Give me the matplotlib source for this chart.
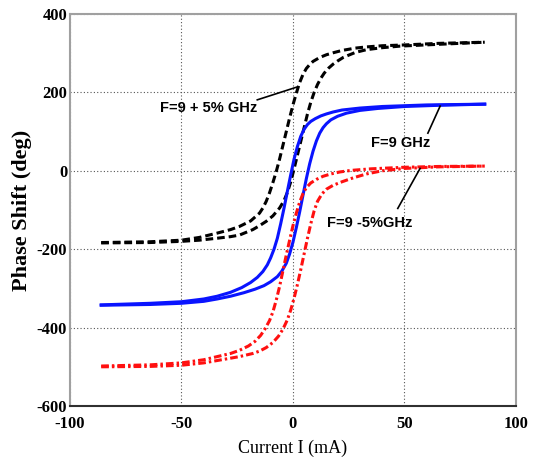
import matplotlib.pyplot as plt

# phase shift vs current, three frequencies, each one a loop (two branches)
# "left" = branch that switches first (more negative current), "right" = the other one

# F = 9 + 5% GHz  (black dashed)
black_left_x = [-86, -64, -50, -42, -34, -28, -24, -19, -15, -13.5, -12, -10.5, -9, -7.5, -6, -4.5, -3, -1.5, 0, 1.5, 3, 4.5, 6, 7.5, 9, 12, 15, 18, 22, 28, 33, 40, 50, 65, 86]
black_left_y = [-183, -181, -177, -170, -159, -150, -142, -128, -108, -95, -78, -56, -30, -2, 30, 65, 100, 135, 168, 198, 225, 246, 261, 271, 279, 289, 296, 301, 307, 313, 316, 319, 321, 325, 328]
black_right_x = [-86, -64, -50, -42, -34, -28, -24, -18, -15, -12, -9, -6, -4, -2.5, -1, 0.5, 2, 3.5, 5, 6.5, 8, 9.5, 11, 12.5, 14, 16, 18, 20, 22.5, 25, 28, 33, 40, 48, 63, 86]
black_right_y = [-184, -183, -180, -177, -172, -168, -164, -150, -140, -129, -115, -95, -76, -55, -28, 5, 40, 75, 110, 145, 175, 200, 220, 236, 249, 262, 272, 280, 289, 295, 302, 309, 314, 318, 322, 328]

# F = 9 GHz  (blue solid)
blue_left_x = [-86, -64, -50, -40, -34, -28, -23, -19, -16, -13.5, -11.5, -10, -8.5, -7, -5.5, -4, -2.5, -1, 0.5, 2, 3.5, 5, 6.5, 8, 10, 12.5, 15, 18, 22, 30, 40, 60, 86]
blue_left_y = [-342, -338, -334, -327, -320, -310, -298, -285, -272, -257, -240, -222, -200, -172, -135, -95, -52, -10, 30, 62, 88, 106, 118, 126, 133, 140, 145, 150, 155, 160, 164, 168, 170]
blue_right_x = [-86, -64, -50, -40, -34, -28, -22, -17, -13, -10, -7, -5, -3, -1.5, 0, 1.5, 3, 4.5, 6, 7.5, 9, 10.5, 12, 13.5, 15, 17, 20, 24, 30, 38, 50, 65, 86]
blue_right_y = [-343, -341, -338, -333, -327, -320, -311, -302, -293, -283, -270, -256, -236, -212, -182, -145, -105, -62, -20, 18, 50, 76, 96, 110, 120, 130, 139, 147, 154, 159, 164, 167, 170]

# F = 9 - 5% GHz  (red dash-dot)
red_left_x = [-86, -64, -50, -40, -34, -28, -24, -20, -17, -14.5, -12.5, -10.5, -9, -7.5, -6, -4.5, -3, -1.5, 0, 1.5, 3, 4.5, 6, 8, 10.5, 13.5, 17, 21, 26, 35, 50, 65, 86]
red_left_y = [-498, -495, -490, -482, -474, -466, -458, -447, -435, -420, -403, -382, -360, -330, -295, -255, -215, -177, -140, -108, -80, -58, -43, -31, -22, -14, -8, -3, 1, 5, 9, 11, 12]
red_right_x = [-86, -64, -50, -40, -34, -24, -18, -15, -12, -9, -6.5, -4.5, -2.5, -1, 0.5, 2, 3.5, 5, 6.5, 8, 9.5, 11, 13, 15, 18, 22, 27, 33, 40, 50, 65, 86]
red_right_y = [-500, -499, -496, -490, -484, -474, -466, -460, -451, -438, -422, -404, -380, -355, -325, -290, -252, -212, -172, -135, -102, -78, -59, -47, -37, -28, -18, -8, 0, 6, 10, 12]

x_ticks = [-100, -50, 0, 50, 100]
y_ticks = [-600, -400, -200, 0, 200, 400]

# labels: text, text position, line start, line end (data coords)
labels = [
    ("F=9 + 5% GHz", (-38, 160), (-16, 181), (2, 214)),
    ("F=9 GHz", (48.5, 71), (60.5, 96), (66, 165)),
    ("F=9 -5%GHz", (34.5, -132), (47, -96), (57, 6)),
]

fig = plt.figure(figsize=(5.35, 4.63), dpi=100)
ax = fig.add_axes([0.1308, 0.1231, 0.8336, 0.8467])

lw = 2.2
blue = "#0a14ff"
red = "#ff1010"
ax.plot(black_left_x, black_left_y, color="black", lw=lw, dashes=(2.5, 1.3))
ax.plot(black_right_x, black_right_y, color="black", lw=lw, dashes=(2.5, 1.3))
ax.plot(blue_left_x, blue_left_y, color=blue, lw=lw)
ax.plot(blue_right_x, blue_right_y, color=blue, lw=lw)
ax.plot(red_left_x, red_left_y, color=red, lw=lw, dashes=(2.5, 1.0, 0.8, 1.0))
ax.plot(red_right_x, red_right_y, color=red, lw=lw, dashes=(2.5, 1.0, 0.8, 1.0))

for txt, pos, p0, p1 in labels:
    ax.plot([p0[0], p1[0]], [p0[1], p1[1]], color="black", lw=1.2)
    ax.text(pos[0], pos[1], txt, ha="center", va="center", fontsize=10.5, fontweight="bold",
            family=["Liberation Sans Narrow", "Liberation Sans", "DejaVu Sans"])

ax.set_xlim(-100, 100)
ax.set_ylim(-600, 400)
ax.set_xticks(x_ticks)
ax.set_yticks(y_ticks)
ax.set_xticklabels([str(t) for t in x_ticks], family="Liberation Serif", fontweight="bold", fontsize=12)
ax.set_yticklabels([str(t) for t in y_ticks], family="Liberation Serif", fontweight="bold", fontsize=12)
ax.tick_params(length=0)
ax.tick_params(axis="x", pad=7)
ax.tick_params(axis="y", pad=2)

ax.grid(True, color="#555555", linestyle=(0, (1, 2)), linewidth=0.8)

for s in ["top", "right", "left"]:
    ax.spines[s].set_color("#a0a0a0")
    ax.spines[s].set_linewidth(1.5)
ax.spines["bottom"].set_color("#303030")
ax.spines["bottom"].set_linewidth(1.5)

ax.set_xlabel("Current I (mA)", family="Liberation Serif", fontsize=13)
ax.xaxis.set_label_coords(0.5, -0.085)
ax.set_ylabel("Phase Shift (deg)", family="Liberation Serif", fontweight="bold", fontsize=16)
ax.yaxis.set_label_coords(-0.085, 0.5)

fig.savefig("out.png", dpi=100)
==*==
- [What is being asked]
Repeat the material exactly as it reads, without any of its pictures.

- [Response to the task]
Give me the matplotlib source for this chart.
import matplotlib.pyplot as plt

# phase shift vs current, three frequencies, each one a loop (two branches)
# "left" = branch that switches first (more negative current), "right" = the other one

# F = 9 + 5% GHz  (black dashed)
black_left_x = [-86, -64, -50, -42, -34, -28, -24, -19, -15, -13.5, -12, -10.5, -9, -7.5, -6, -4.5, -3, -1.5, 0, 1.5, 3, 4.5, 6, 7.5, 9, 12, 15, 18, 22, 28, 33, 40, 50, 65, 86]
black_left_y = [-183, -181, -177, -170, -159, -150, -142, -128, -108, -95, -78, -56, -30, -2, 30, 65, 100, 135, 168, 198, 225, 246, 261, 271, 279, 289, 296, 301, 307, 313, 316, 319, 321, 325, 328]
black_right_x = [-86, -64, -50, -42, -34, -28, -24, -18, -15, -12, -9, -6, -4, -2.5, -1, 0.5, 2, 3.5, 5, 6.5, 8, 9.5, 11, 12.5, 14, 16, 18, 20, 22.5, 25, 28, 33, 40, 48, 63, 86]
black_right_y = [-184, -183, -180, -177, -172, -168, -164, -150, -140, -129, -115, -95, -76, -55, -28, 5, 40, 75, 110, 145, 175, 200, 220, 236, 249, 262, 272, 280, 289, 295, 302, 309, 314, 318, 322, 328]

# F = 9 GHz  (blue solid)
blue_left_x = [-86, -64, -50, -40, -34, -28, -23, -19, -16, -13.5, -11.5, -10, -8.5, -7, -5.5, -4, -2.5, -1, 0.5, 2, 3.5, 5, 6.5, 8, 10, 12.5, 15, 18, 22, 30, 40, 60, 86]
blue_left_y = [-342, -338, -334, -327, -320, -310, -298, -285, -272, -257, -240, -222, -200, -172, -135, -95, -52, -10, 30, 62, 88, 106, 118, 126, 133, 140, 145, 150, 155, 160, 164, 168, 170]
blue_right_x = [-86, -64, -50, -40, -34, -28, -22, -17, -13, -10, -7, -5, -3, -1.5, 0, 1.5, 3, 4.5, 6, 7.5, 9, 10.5, 12, 13.5, 15, 17, 20, 24, 30, 38, 50, 65, 86]
blue_right_y = [-343, -341, -338, -333, -327, -320, -311, -302, -293, -283, -270, -256, -236, -212, -182, -145, -105, -62, -20, 18, 50, 76, 96, 110, 120, 130, 139, 147, 154, 159, 164, 167, 170]

# F = 9 - 5% GHz  (red dash-dot)
red_left_x = [-86, -64, -50, -40, -34, -28, -24, -20, -17, -14.5, -12.5, -10.5, -9, -7.5, -6, -4.5, -3, -1.5, 0, 1.5, 3, 4.5, 6, 8, 10.5, 13.5, 17, 21, 26, 35, 50, 65, 86]
red_left_y = [-498, -495, -490, -482, -474, -466, -458, -447, -435, -420, -403, -382, -360, -330, -295, -255, -215, -177, -140, -108, -80, -58, -43, -31, -22, -14, -8, -3, 1, 5, 9, 11, 12]
red_right_x = [-86, -64, -50, -40, -34, -24, -18, -15, -12, -9, -6.5, -4.5, -2.5, -1, 0.5, 2, 3.5, 5, 6.5, 8, 9.5, 11, 13, 15, 18, 22, 27, 33, 40, 50, 65, 86]
red_right_y = [-500, -499, -496, -490, -484, -474, -466, -460, -451, -438, -422, -404, -380, -355, -325, -290, -252, -212, -172, -135, -102, -78, -59, -47, -37, -28, -18, -8, 0, 6, 10, 12]

x_ticks = [-100, -50, 0, 50, 100]
y_ticks = [-600, -400, -200, 0, 200, 400]

# labels: text, text position, line start, line end (data coords)
labels = [
    ("F=9 + 5% GHz", (-38, 160), (-16, 181), (2, 214)),
    ("F=9 GHz", (48.5, 71), (60.5, 96), (66, 165)),
    ("F=9 -5%GHz", (34.5, -132), (47, -96), (57, 6)),
]

fig = plt.figure(figsize=(5.35, 4.63), dpi=100)
ax = fig.add_axes([0.1308, 0.1231, 0.8336, 0.8467])

lw = 2.2
blue = "#0a14ff"
red = "#ff1010"
ax.plot(black_left_x, black_left_y, color="black", lw=lw, dashes=(2.5, 1.3))
ax.plot(black_right_x, black_right_y, color="black", lw=lw, dashes=(2.5, 1.3))
ax.plot(blue_left_x, blue_left_y, color=blue, lw=lw)
ax.plot(blue_right_x, blue_right_y, color=blue, lw=lw)
ax.plot(red_left_x, red_left_y, color=red, lw=lw, dashes=(2.5, 1.0, 0.8, 1.0))
ax.plot(red_right_x, red_right_y, color=red, lw=lw, dashes=(2.5, 1.0, 0.8, 1.0))

for txt, pos, p0, p1 in labels:
    ax.plot([p0[0], p1[0]], [p0[1], p1[1]], color="black", lw=1.2)
    ax.text(pos[0], pos[1], txt, ha="center", va="center", fontsize=10.5, fontweight="bold",
            family=["Liberation Sans Narrow", "Liberation Sans", "DejaVu Sans"])

ax.set_xlim(-100, 100)
ax.set_ylim(-600, 400)
ax.set_xticks(x_ticks)
ax.set_yticks(y_ticks)
ax.set_xticklabels([str(t) for t in x_ticks], family="Liberation Serif", fontweight="bold", fontsize=12)
ax.set_yticklabels([str(t) for t in y_ticks], family="Liberation Serif", fontweight="bold", fontsize=12)
ax.tick_params(length=0)
ax.tick_params(axis="x", pad=7)
ax.tick_params(axis="y", pad=2)

ax.grid(True, color="#555555", linestyle=(0, (1, 2)), linewidth=0.8)

for s in ["top", "right", "left"]:
    ax.spines[s].set_color("#a0a0a0")
    ax.spines[s].set_linewidth(1.5)
ax.spines["bottom"].set_color("#303030")
ax.spines["bottom"].set_linewidth(1.5)

ax.set_xlabel("Current I (mA)", family="Liberation Serif", fontsize=13)
ax.xaxis.set_label_coords(0.5, -0.085)
ax.set_ylabel("Phase Shift (deg)", family="Liberation Serif", fontweight="bold", fontsize=16)
ax.yaxis.set_label_coords(-0.085, 0.5)

fig.savefig("out.png", dpi=100)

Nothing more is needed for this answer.